PROVIDED MATERIAL =>
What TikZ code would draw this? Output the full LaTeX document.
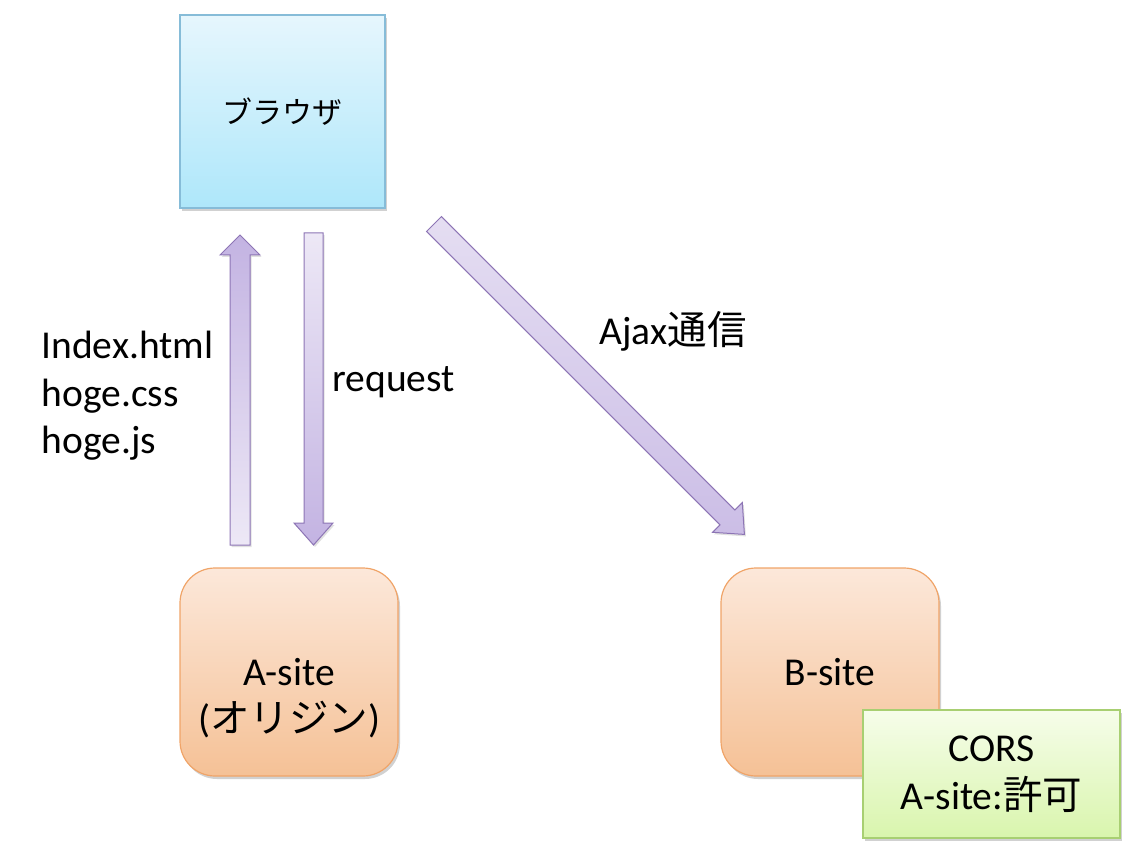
\documentclass[tikz,border=0pt]{standalone}
\usepackage{fontspec}
\setmainfont{Carlito}
\newfontfamily\jp{Noto Sans CJK JP}
\usetikzlibrary{shadows}
\definecolor{brTop}{HTML}{E6F6FD}
\definecolor{brBot}{HTML}{AEE7FA}
\definecolor{brLine}{HTML}{86BCD8}
\definecolor{siteTop}{HTML}{FCE8DA}
\definecolor{siteBot}{HTML}{F5C196}
\definecolor{siteLine}{HTML}{F0A468}
\definecolor{corsTop}{HTML}{F6FDEA}
\definecolor{corsBot}{HTML}{D9F5AD}
\definecolor{corsLine}{HTML}{A8CF72}
\definecolor{arD}{HTML}{C3B3E2}
\definecolor{arL}{HTML}{EDE8F6}
\definecolor{arLine}{HTML}{8D75B5}
\begin{document}
\begin{tikzpicture}[x=1pt,y=-1pt,
  boxshadow/.style={drop shadow={shadow xshift=2pt,shadow yshift=-3pt,opacity=0.3,fill=black!60}},
  bigtext/.style={font=\fontsize{39.5}{47.5}\selectfont, text=black},
  browserbox/.style={draw=brLine, line width=1.2pt, top color=brTop, bottom color=brBot,
     minimum width=205pt, minimum height=193pt, boxshadow, font=\jp\fontsize{30}{34}\selectfont},
  sitebox/.style={draw=siteLine, line width=1.2pt, top color=siteTop, bottom color=siteBot,
     rounded corners=35pt, minimum width=218pt, minimum height=208pt, boxshadow},
  corsbox/.style={draw=corsLine, line width=1.2pt, top color=corsTop, bottom color=corsBot,
     minimum width=257pt, minimum height=128pt, boxshadow, align=center, bigtext},
  blockarrow/.style={draw=arLine, line width=1pt, line join=miter,
     drop shadow={shadow xshift=1.5pt,shadow yshift=-2pt,opacity=0.2,fill=black!60}}
]
\useasboundingbox (0,0) rectangle (1146,858);

% boxes
\node[browserbox] (browser) at (282.5,111.5) {ブラウザ};
\node[sitebox] (asite) at (289,672) {};
\node[bigtext, align=center] (asitetext) at (289,698) {A-site\\({\jp オリジン})};
\node[sitebox] (bsite) at (830,672) {};
\node[bigtext] (bsitetext) at (bsite.center) {B-site};
\node[corsbox] (cors) at (991.5,774) {CORS\\A-site:{\jp 許可}};

% block arrows
\path[blockarrow, top color=arD, bottom color=arL]
  (230,545) -- (230,255) -- (220,255) -- (240,235) -- (260,255) -- (250,255) -- (250,545) -- cycle;
\path[blockarrow, top color=arL, bottom color=arD]
  (304,233) -- (304,523) -- (294,523) -- (313.5,545) -- (333,523) -- (323,523) -- (323,233) -- cycle;
\begin{scope}[shift={(434,224)}, rotate=-45]
\path[blockarrow, top color=arL!80!arD, bottom color=arD!80!arL]
  (0,-10.5) -- (415,-10.5) -- (415,-21) -- (439,0) -- (415,21) -- (415,10.5) -- (0,10.5) -- cycle;
\end{scope}

% labels
\node[bigtext, anchor=west, align=left] (files) at (38,396) {Index.html\\hoge.css\\hoge.js};
\node[bigtext, anchor=west] (req) at (329,382) {request};
\node[bigtext, anchor=west] (ajax) at (596,331) {Ajax{\jp 通信}};
\end{tikzpicture}
\end{document}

TASK REQUIREMENTS =>
Copy the material above exactly and drop the pictures.

COMPLETE ANSWER =>
What TikZ code would draw this? Output the full LaTeX document.
\documentclass[tikz,border=0pt]{standalone}
\usepackage{fontspec}
\setmainfont{Carlito}
\newfontfamily\jp{Noto Sans CJK JP}
\usetikzlibrary{shadows}
\definecolor{brTop}{HTML}{E6F6FD}
\definecolor{brBot}{HTML}{AEE7FA}
\definecolor{brLine}{HTML}{86BCD8}
\definecolor{siteTop}{HTML}{FCE8DA}
\definecolor{siteBot}{HTML}{F5C196}
\definecolor{siteLine}{HTML}{F0A468}
\definecolor{corsTop}{HTML}{F6FDEA}
\definecolor{corsBot}{HTML}{D9F5AD}
\definecolor{corsLine}{HTML}{A8CF72}
\definecolor{arD}{HTML}{C3B3E2}
\definecolor{arL}{HTML}{EDE8F6}
\definecolor{arLine}{HTML}{8D75B5}
\begin{document}
\begin{tikzpicture}[x=1pt,y=-1pt,
  boxshadow/.style={drop shadow={shadow xshift=2pt,shadow yshift=-3pt,opacity=0.3,fill=black!60}},
  bigtext/.style={font=\fontsize{39.5}{47.5}\selectfont, text=black},
  browserbox/.style={draw=brLine, line width=1.2pt, top color=brTop, bottom color=brBot,
     minimum width=205pt, minimum height=193pt, boxshadow, font=\jp\fontsize{30}{34}\selectfont},
  sitebox/.style={draw=siteLine, line width=1.2pt, top color=siteTop, bottom color=siteBot,
     rounded corners=35pt, minimum width=218pt, minimum height=208pt, boxshadow},
  corsbox/.style={draw=corsLine, line width=1.2pt, top color=corsTop, bottom color=corsBot,
     minimum width=257pt, minimum height=128pt, boxshadow, align=center, bigtext},
  blockarrow/.style={draw=arLine, line width=1pt, line join=miter,
     drop shadow={shadow xshift=1.5pt,shadow yshift=-2pt,opacity=0.2,fill=black!60}}
]
\useasboundingbox (0,0) rectangle (1146,858);

% boxes
\node[browserbox] (browser) at (282.5,111.5) {ブラウザ};
\node[sitebox] (asite) at (289,672) {};
\node[bigtext, align=center] (asitetext) at (289,698) {A-site\\({\jp オリジン})};
\node[sitebox] (bsite) at (830,672) {};
\node[bigtext] (bsitetext) at (bsite.center) {B-site};
\node[corsbox] (cors) at (991.5,774) {CORS\\A-site:{\jp 許可}};

% block arrows
\path[blockarrow, top color=arD, bottom color=arL]
  (230,545) -- (230,255) -- (220,255) -- (240,235) -- (260,255) -- (250,255) -- (250,545) -- cycle;
\path[blockarrow, top color=arL, bottom color=arD]
  (304,233) -- (304,523) -- (294,523) -- (313.5,545) -- (333,523) -- (323,523) -- (323,233) -- cycle;
\begin{scope}[shift={(434,224)}, rotate=-45]
\path[blockarrow, top color=arL!80!arD, bottom color=arD!80!arL]
  (0,-10.5) -- (415,-10.5) -- (415,-21) -- (439,0) -- (415,21) -- (415,10.5) -- (0,10.5) -- cycle;
\end{scope}

% labels
\node[bigtext, anchor=west, align=left] (files) at (38,396) {Index.html\\hoge.css\\hoge.js};
\node[bigtext, anchor=west] (req) at (329,382) {request};
\node[bigtext, anchor=west] (ajax) at (596,331) {Ajax{\jp 通信}};
\end{tikzpicture}
\end{document}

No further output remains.